Task instructions
Write out only the span of lines that begins at the line with "Give me the matplotlib source for this chart." and ends at the line with "ax = fig.add_axes([0, 0, 1, 1])". Keep both end lines, word for word.

Material for this exercise
──────────
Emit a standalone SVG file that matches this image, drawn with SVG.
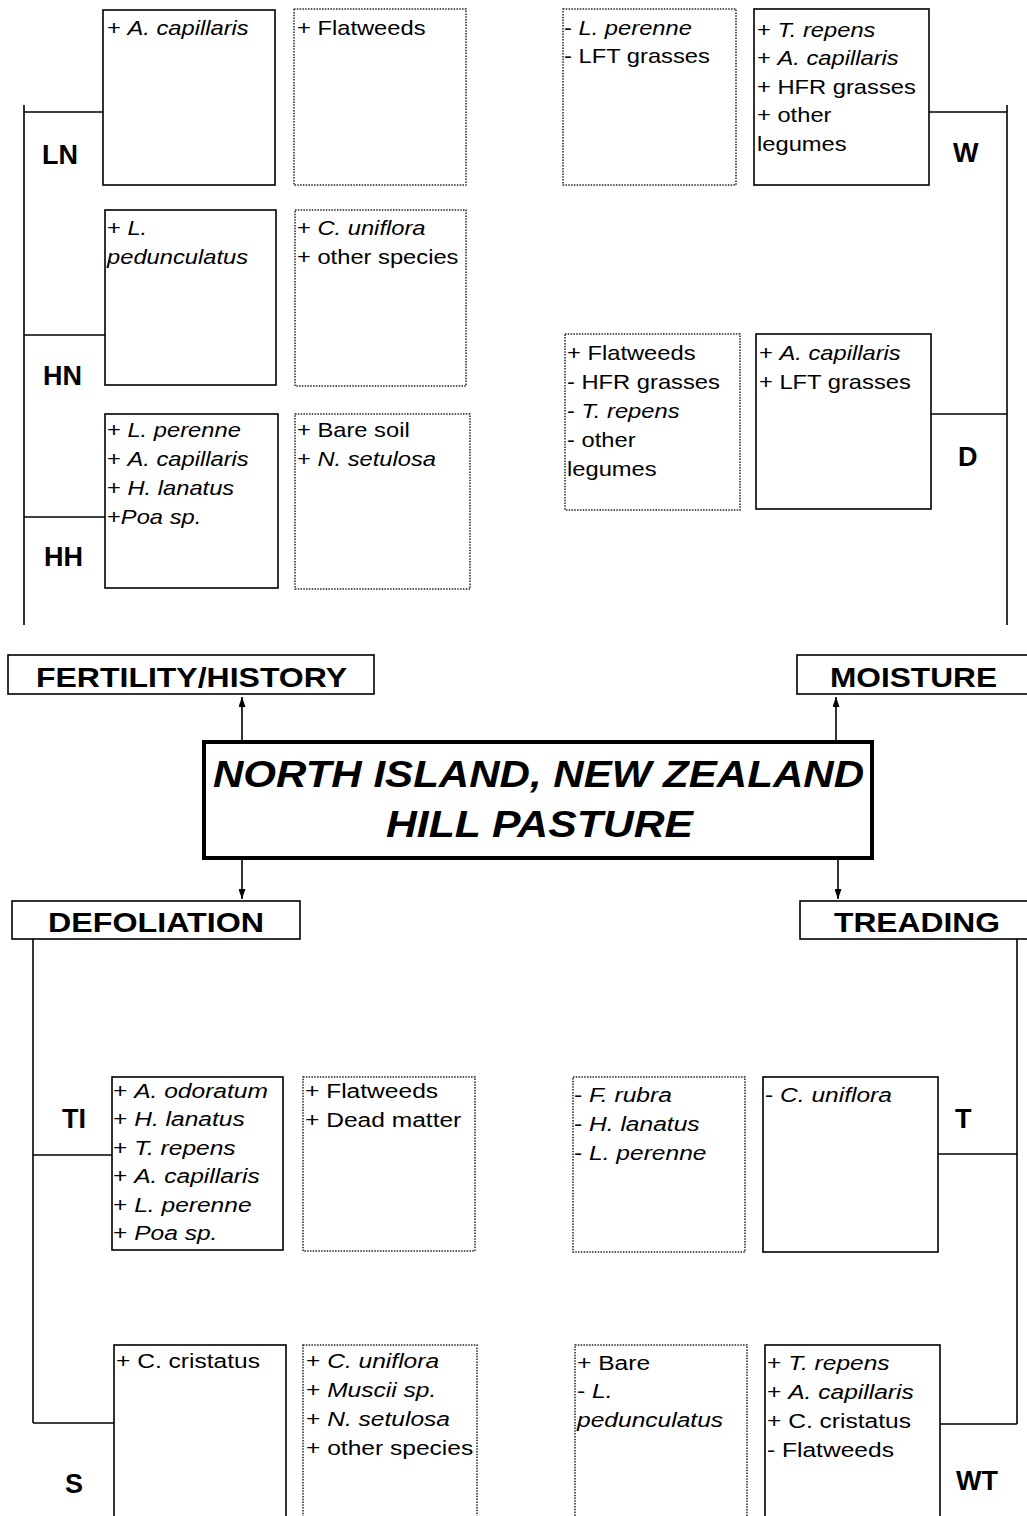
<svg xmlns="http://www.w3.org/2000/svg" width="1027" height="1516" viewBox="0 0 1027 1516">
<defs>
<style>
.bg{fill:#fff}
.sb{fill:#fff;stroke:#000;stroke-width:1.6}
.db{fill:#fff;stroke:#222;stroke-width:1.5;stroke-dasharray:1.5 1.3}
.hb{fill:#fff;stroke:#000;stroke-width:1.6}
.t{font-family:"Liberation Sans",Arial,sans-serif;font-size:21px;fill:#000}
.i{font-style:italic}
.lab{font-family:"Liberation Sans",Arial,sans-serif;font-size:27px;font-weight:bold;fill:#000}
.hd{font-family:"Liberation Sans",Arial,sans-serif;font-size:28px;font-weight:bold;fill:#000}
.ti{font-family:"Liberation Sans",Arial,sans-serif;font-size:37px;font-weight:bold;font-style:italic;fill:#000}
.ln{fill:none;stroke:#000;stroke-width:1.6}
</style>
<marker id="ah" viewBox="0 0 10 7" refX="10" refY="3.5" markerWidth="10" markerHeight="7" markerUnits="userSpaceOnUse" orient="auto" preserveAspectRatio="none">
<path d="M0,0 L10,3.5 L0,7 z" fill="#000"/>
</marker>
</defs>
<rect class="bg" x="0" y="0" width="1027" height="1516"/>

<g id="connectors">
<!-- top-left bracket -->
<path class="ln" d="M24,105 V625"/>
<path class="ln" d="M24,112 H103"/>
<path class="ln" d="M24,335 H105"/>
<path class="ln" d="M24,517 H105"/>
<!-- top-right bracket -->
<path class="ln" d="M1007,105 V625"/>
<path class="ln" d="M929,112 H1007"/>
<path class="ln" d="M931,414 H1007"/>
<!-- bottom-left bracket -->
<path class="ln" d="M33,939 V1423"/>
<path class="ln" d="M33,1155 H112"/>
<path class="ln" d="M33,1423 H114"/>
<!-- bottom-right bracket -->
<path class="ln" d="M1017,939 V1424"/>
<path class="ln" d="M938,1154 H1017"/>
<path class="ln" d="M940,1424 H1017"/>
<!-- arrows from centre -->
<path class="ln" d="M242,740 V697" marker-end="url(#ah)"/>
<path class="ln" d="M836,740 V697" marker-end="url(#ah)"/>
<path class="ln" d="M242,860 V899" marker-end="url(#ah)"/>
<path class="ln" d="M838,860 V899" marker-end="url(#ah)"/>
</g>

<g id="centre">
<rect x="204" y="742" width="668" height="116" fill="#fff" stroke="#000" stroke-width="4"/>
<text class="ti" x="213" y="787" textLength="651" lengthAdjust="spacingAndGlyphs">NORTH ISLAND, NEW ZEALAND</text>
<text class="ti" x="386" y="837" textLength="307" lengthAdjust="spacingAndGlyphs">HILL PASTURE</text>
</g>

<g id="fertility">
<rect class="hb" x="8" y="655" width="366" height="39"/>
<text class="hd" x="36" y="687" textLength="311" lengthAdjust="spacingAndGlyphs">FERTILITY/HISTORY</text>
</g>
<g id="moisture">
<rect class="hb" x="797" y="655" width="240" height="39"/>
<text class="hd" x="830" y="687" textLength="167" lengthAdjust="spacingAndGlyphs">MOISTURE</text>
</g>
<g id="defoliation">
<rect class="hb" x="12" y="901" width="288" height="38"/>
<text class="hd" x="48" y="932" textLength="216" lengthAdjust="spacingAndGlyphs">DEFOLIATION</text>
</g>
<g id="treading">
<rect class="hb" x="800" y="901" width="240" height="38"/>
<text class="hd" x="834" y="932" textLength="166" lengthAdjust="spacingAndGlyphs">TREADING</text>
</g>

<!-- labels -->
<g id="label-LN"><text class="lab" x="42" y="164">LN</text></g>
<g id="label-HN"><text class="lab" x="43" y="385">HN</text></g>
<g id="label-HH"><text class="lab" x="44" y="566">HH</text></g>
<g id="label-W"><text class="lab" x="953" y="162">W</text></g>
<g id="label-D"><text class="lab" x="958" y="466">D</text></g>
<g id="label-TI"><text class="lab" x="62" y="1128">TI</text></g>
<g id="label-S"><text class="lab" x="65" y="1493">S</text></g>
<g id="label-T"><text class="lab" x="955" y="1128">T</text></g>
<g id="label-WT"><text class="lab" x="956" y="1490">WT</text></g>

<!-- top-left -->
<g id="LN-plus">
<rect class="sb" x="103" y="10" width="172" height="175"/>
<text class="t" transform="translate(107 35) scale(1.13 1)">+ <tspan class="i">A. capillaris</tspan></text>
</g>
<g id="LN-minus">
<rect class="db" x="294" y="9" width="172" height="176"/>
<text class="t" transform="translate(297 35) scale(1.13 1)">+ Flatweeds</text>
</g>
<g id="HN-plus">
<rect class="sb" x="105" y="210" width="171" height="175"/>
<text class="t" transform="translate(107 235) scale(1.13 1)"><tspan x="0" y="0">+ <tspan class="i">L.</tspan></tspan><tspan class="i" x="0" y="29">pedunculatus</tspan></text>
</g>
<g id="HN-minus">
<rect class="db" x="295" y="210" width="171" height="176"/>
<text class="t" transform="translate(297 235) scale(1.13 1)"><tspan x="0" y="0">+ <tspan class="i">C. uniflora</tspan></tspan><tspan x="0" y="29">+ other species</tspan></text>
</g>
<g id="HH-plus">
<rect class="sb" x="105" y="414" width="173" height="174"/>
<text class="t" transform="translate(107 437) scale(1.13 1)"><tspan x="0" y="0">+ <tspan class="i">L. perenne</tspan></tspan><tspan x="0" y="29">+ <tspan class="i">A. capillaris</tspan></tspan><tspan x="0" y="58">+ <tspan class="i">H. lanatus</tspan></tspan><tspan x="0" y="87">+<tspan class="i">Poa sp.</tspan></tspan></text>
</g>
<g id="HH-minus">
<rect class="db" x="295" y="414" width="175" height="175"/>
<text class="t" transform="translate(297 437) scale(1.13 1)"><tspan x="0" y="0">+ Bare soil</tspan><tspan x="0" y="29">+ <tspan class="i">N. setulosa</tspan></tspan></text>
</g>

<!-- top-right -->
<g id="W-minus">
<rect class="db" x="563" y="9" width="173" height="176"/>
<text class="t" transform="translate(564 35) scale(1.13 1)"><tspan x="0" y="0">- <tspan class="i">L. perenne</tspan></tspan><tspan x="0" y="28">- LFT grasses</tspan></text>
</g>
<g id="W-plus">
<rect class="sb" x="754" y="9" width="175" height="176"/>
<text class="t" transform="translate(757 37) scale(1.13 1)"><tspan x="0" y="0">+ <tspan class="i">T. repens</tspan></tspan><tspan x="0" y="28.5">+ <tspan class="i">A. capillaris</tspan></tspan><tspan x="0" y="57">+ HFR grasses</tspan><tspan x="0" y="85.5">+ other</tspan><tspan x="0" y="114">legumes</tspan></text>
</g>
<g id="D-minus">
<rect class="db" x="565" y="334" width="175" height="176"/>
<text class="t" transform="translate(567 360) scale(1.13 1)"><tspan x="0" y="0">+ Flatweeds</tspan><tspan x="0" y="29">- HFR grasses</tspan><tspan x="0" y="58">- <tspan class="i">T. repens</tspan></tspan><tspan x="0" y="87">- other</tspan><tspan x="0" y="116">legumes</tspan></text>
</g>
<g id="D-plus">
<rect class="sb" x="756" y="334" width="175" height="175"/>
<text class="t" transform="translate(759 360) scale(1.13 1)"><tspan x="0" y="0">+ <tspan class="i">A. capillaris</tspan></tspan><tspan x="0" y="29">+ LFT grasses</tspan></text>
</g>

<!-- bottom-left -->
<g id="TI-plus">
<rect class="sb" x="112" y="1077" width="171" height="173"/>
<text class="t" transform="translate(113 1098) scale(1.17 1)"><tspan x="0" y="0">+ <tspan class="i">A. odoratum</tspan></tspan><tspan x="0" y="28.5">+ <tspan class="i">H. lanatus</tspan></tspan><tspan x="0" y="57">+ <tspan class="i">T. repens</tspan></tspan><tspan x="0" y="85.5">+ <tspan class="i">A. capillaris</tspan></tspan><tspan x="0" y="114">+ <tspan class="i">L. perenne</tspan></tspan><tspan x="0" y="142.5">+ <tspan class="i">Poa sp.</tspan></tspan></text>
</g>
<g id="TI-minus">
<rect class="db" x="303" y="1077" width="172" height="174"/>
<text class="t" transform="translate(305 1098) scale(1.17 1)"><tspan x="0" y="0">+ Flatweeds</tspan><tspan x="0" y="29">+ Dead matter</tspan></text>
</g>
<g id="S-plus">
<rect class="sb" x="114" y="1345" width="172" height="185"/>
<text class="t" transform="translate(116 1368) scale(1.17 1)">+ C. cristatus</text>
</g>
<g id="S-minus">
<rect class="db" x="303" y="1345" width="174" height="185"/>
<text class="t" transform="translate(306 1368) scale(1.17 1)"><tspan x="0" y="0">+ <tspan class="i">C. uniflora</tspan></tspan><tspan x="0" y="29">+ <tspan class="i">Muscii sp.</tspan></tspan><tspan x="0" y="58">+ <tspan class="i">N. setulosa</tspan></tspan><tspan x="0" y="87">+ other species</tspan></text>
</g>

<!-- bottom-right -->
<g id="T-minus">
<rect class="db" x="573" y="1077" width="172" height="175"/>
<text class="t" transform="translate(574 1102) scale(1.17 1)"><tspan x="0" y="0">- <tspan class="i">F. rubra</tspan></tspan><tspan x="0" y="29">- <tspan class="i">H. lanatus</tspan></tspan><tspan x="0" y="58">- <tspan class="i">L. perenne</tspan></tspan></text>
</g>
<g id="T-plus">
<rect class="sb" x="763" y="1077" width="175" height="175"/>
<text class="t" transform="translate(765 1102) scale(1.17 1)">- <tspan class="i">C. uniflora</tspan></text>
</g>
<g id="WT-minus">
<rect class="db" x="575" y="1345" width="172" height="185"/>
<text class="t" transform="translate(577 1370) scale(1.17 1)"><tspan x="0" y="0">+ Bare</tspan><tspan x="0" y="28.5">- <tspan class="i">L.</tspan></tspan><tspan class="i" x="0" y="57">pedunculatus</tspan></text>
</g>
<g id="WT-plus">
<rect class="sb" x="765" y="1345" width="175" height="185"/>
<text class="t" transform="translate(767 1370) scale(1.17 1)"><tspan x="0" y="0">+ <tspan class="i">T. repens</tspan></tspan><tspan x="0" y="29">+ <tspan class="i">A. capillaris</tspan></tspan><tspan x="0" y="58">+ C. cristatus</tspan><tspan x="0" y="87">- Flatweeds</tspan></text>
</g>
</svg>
──────────
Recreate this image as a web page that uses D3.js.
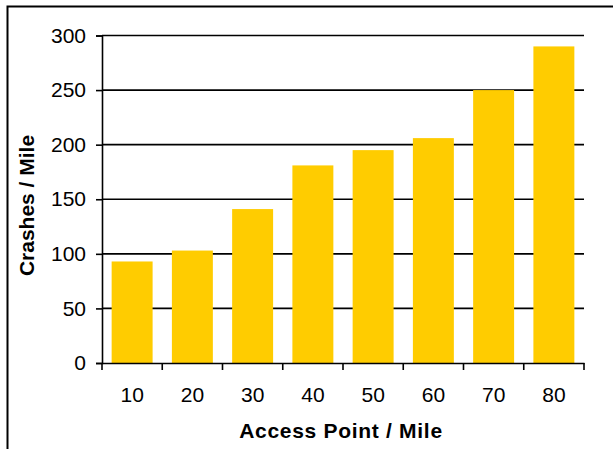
──────────
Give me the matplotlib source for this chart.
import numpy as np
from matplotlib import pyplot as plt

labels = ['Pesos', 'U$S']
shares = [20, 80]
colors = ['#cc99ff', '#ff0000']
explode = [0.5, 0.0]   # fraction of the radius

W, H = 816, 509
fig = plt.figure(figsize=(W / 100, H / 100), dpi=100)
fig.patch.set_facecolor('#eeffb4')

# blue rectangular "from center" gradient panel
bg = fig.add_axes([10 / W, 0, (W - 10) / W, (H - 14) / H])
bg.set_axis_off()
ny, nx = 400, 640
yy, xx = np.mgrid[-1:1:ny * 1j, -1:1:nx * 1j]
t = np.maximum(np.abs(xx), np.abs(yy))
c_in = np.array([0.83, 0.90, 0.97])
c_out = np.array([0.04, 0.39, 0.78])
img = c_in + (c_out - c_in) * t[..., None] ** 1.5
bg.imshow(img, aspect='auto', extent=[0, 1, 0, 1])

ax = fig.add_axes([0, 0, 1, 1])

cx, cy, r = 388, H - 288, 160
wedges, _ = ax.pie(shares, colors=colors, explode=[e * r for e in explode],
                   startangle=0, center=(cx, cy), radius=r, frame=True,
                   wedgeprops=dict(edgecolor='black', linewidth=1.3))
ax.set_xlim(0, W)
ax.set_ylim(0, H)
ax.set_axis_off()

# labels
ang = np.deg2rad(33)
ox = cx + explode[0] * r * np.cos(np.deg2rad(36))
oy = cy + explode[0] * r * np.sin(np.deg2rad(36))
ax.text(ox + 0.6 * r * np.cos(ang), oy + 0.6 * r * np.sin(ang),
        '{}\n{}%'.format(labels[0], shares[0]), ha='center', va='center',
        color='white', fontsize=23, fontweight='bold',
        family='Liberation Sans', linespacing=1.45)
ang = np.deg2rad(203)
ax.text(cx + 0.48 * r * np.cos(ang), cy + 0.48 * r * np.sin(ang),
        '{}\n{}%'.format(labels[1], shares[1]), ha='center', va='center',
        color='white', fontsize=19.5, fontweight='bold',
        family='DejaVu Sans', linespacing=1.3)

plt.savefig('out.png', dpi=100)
──────────
Output
Give me the matplotlib source for this chart.
import numpy as np
from matplotlib import pyplot as plt

labels = ['Pesos', 'U$S']
shares = [20, 80]
colors = ['#cc99ff', '#ff0000']
explode = [0.5, 0.0]   # fraction of the radius

W, H = 816, 509
fig = plt.figure(figsize=(W / 100, H / 100), dpi=100)
fig.patch.set_facecolor('#eeffb4')

# blue rectangular "from center" gradient panel
bg = fig.add_axes([10 / W, 0, (W - 10) / W, (H - 14) / H])
bg.set_axis_off()
ny, nx = 400, 640
yy, xx = np.mgrid[-1:1:ny * 1j, -1:1:nx * 1j]
t = np.maximum(np.abs(xx), np.abs(yy))
c_in = np.array([0.83, 0.90, 0.97])
c_out = np.array([0.04, 0.39, 0.78])
img = c_in + (c_out - c_in) * t[..., None] ** 1.5
bg.imshow(img, aspect='auto', extent=[0, 1, 0, 1])

ax = fig.add_axes([0, 0, 1, 1])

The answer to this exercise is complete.